The largely redundant facilities, once a lifeline of communication before the arrival of mobile phone networks, have been transformed into everything from defibrillator units and mini history museums to art galleries and book exchanges.

Hungerford's High Street kiosk is believed to date back to 1937, the only surviving one of the original three.

Hungerford Town Council has rejected previous offers involving the High Street kiosk as too costly to the taxpayer.

Town mayor Helen Simpson said she would be keen to discuss the latest offer with colleagues and suggested the kiosk could be used for a floral display or to store public information leaflets.

However, she added that she would prefer to see it moved from its current position due to concerns over road safety.

The Hungerford High Street kiosk has been in the news periodically over the years because some residents fear it creates a hazard to pedestrians using the adjacent crossing by blocking motorists' view.

But if the town council did decide to adopt it, any bid to move it could prove complicated.

BT spokesman Rodrigo Couttenye said: "Telephone boxes, or any other movable structure, that are on Historic England’s protected register - such as this one - can only be relocated with special permissions.

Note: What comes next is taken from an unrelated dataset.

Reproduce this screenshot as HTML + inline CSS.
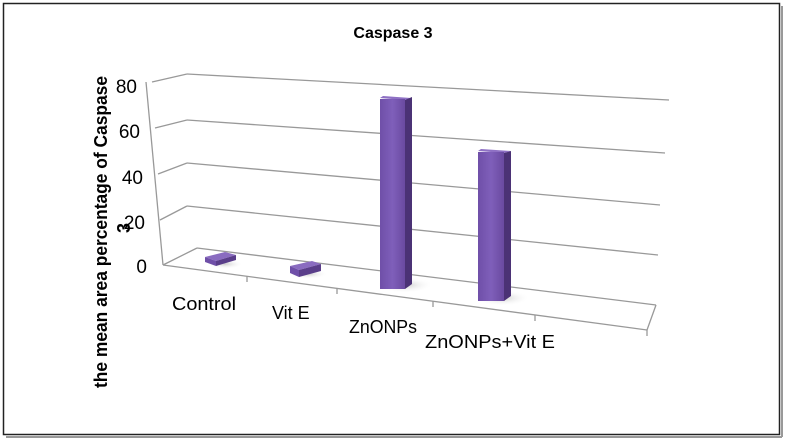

"The town council should in the first place contact West Berkshire Council’s heritage team.

"If the town council gets the necessary permissions to relocate the box, then we’ll give them an estimate for the cost of the work or they could adopt the box and arrange their own relocation."

Meanwhile BT's south east regional spokesman, Jon Pollock, said: “We’re rationalising our payphone estate to make it fit for the future, and the ‘Adopt a Kiosk’ scheme makes it possible for local communities in the South East to retain their local phone box, with a refreshed purpose for the community.